The complete code for this part of the tutorial can be found here
# relevant files
- cutting_2d
- main.py
- env
- struct_env.py
Analyzing the Problem Structure¶
Before we start implementing the structured environment lets first revisit the cutting 2D problem. In particular, we put our attention to the joint action space consisting of the following components:
Action \(a_0\): cutting piece selection (decides which piece from inventory to use for cutting)
Action \(a_1\): cutting orientation selection (decides on the orientation of the cut)
Action \(a_2\): cutting order selection (decides which cut to take first; x or y)
Analysis of Action Space and Problem:
We are facing a combinatorial action space with \(O(N \cdot 2 \cdot 2)\) possible actions the agent has to choose from in each step. \(N\) is the maximum number of pieces stored in the inventory.
Sampling from this joint action space might result in invalid cutting configurations. This is because the three sub-actions are treated independently from each other. For the problem at hand this is obviously not the case.
It would be much more intuitive to sample the sub-actions sequentially and conditioned on each other. (E.g., it seems to be easier to decide on the cutting order and orientation once we know the piece we will cut from.)
Implementing the Structured Environment¶
We now address the issues discovered in the previous section and re-formulate the cutting 2D problem as a
StructuredEnv
with the following two sub-steps:
Select cutting piece from inventory given inventory state and customer order.
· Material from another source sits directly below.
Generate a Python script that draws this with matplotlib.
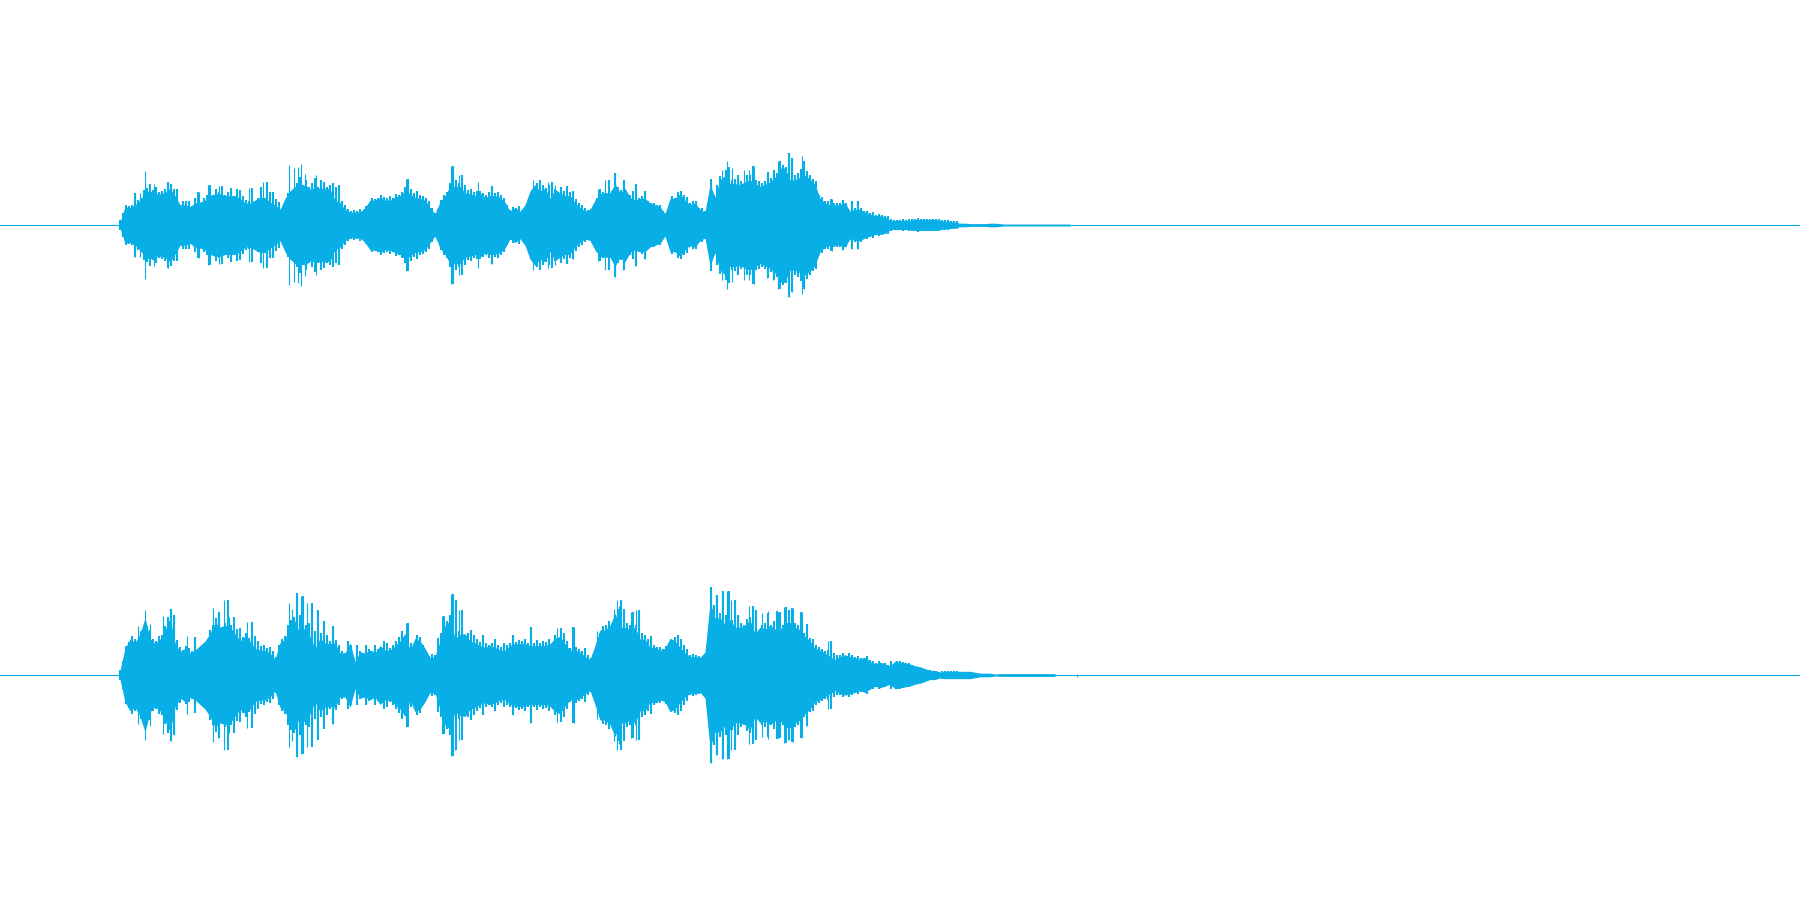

Select cutting configuration (cutting order and cutting orientation) given customer order and inventory cutting piece selected in the previous sub-step.
This could be also described with the modified agent environment interaction loop shown in the figure below. Note that the both observation and action space differ between the selection and the cutting sub-step. For the present example, reward is only granted once the cutting sub-step (i.e., the second step) is complete.
Note
Conceptually structured environments and conditional sub-steps are related to auto-regressive action spaces where subsequent actions are sampled conditioned on their predecessors. [e.g. DeepMind (2019), “Grandmaster level in StarCraft II using multi-agent reinforcement learning.”]
The code for the StructuredCutting2DEnvironment
below implements exactly this interaction pattern.
from copy import deepcopy
from typing import Dict, Any, Union, Tuple, Optional, List
import gym
import numpy as np
from maze.core.env.maze_action import MazeActionType
from maze.core.env.maze_env import MazeEnv
from maze.core.env.maze_state import MazeStateType
from maze.core.env.structured_env import StructuredEnv, ActorID
from maze.core.env.structured_env_spaces_mixin import StructuredEnvSpacesMixin
from maze.core.wrappers.wrapper import Wrapper
from .maze_env import maze_env_factory
class StructuredCutting2DEnvironment(Wrapper[MazeEnv], StructuredEnv, StructuredEnvSpacesMixin):
"""Structured environment version of the cutting 2D environment.
The environment alternates between the two sub-steps:
- Select cutting piece
- Select cutting configuration (cutting order and cutting orientation)
:param maze_env: The "flat" cutting 2D environment to wrap.
"""
def __init__(self, maze_env: MazeEnv):
Wrapper.__init__(self, maze_env)
# define sub-step action spaces
self._action_spaces_dict = {
0: gym.spaces.Dict({"piece_idx": maze_env.action_space["piece_idx"]}),
1: gym.spaces.Dict({"cut_rotation": maze_env.action_space["cut_rotation"],
"cut_order": maze_env.action_space["cut_order"]})
}
# define sub-step observation spaces
flat_space = maze_env.observation_space
self._observation_spaces_dict = {
0: flat_space,
1: gym.spaces.Dict({"selected_piece": flat_space["ordered_piece"],
"ordered_piece": flat_space["ordered_piece"]})
}
self._flat_obs = None
self._action_0 = None
self._sub_step_key = 0
self._last_reward = None # Last reward obtained from the underlying environment
def step(self, action):
"""Generic step function alternating between the two sub-steps.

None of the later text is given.